Ohne Lamentieren gestand der Noch-Regierungschef ein, dass nach diesen Jahren sein politisches Kapital aufgebraucht sei - und es daher an der Zeit sei, den Hut zu nehmen. Am Ende bedankte sich Gusenbauer bei seinem Regierungsteam, der ganzen Partei und entschuldigte sich "für alle Fehler, die ich gemacht habe und die ihr erdulden musstet". Die Delegierten verabschiedeten ihren Vorsitzenden mit Standing Ovations. Der Kanzler gab sich mit 25 Minuten so kurz angebunden wie selten.
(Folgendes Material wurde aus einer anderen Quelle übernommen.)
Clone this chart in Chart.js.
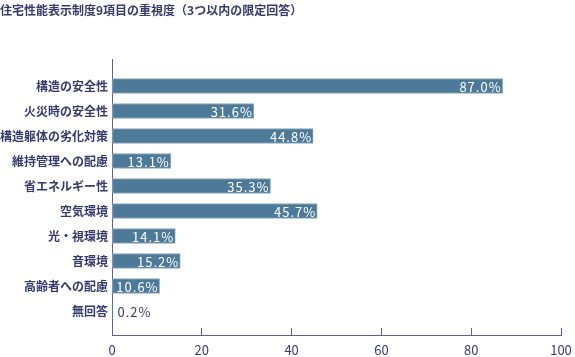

Nun ergreiftder Neue das Wort

Dann war die Reihe am Neuen, sich den Erwartungen seiner Partei zu stellen. Wie habe es so weit kommen können, dass in nur 18 Monaten mittlerweile jeder zweite Wähler von 2006 Zweifel habe, ob die SPÖ noch die richtige Wahl sei, startete Faymann mit einer rhetorischen Frage. Allerdings verkniff sich Faymann eine Antwort, wollte er doch "nach vorne blicken ohne Abrechnung". Es ging wohl vor allem darum, den Delegierten die Dramatik der Situation, in der sich die SPÖ befindet, vor Augen zu führen. In der Not rückt man bekanntlich enger zusammen.
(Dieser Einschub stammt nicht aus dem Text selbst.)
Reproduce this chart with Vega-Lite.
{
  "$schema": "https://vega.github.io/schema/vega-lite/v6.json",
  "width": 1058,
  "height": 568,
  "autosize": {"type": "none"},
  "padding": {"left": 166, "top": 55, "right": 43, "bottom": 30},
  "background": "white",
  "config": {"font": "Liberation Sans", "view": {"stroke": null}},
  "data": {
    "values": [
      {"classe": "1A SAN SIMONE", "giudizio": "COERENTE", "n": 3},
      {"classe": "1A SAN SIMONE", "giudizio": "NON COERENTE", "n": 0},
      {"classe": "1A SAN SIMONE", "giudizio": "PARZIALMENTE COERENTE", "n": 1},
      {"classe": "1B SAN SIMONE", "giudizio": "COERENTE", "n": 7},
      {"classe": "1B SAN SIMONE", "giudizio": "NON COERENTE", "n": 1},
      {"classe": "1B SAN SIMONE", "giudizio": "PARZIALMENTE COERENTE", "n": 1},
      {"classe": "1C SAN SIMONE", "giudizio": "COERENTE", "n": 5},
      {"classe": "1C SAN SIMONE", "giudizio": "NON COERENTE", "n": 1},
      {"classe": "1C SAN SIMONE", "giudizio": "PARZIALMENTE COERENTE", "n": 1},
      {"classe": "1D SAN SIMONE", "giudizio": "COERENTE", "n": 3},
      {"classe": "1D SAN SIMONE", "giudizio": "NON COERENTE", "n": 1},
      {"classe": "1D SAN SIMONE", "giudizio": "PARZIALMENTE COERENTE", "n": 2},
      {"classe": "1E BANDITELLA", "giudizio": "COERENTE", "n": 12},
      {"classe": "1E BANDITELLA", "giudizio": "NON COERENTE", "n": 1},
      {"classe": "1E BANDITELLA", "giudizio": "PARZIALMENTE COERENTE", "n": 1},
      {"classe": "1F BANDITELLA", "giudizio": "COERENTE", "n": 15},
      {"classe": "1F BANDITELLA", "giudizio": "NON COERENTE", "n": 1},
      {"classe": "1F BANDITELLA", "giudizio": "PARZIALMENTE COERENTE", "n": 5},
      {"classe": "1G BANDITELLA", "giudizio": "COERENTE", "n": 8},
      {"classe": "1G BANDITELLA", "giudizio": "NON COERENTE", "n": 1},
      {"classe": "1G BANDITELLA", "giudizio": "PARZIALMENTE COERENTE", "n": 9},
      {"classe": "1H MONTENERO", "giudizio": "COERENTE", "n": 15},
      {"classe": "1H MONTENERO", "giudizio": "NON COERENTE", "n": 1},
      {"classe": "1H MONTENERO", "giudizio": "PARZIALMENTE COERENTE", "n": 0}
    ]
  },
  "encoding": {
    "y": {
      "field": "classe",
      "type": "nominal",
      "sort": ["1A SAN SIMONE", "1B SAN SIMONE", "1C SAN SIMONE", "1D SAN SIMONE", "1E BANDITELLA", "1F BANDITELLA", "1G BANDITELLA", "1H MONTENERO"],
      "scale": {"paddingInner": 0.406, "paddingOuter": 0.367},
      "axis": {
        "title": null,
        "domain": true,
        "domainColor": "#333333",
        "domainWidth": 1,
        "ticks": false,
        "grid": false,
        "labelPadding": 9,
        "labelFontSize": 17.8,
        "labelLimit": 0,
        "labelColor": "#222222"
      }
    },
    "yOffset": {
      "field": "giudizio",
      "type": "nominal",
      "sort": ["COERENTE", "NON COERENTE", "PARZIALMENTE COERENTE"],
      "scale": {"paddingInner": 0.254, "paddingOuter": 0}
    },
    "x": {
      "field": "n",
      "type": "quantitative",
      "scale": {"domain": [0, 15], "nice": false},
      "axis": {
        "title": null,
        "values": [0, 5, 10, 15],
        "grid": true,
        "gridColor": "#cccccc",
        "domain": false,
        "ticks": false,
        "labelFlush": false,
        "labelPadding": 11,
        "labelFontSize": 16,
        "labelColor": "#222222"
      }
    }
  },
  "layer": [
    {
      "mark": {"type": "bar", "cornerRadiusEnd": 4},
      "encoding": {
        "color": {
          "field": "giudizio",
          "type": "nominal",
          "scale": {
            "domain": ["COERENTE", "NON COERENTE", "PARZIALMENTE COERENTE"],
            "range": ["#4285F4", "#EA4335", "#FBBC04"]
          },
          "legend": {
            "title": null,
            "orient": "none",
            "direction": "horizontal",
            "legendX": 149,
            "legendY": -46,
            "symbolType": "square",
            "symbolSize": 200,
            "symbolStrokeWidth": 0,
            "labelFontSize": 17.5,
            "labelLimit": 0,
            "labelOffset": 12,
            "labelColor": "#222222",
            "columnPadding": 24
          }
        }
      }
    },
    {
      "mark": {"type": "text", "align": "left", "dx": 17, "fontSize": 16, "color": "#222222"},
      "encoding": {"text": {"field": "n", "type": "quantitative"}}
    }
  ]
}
Inhaltlich positionierte Faymann die SPÖ wieder ganz als Anwalt der kleinen Leute, der Pensionisten, Arbeiter und Mieter, er will einem "entfesselten Markt" die Kräfte binden, auch wenn er eingesteht, dass manche Liberalisierung auch zu billigeren Angeboten für die Konsumenten geführt habe. Konkret erneuert er seine Forderung nach einer Steuerentlastung bereits 2009: Die zu erwarteten Lohnsteigerungen im Herbst würden nicht ausreichen, die Auswirkungen der Teuerung zu kompensieren, deshalb müsse auch die Politik handeln. Von der ÖVP erwartet Faymann deshalb die Rückkehr an den Verhandlungstisch. Die rote Basis dankt ihm dieses Beharren mit langem Applaus.

Auf lautstarke Zustimmung stößt auch das neuerliche Nein Faymanns zu einer Koalition mit der Strache-FPÖ. Der daraus resultierende taktische Nachteil durch den Wegfall einer Regierungsoption sei der Preis, den man für Glaubwürdigkeit bezahle - "Politik ist eben kein Kartenspiel". Und natürlich durfte auch die EU nicht fehlen. Er bekenne sich zur EU als einem beispiellosen Friedensprojekt, so Faymann, "doch das macht uns nicht zu unkritischen Ja-Sagern". Für den Hoffnungsträger gab es Applaus im Stehen.

Bei den Wahlen zum Vorstand, Präsidium und Stellvertretern des Parteivorsitzenden gab es keine Überraschungen: Faymann erhielt für den Vorstand beachtliche 97,21 Prozent. Zum Parteichef wählten ihn sogar 98,36 Prozent. Zum Vergleich: Gusenbauer hatte 2000 nur 96,5 Prozent der Stimmen erhalten.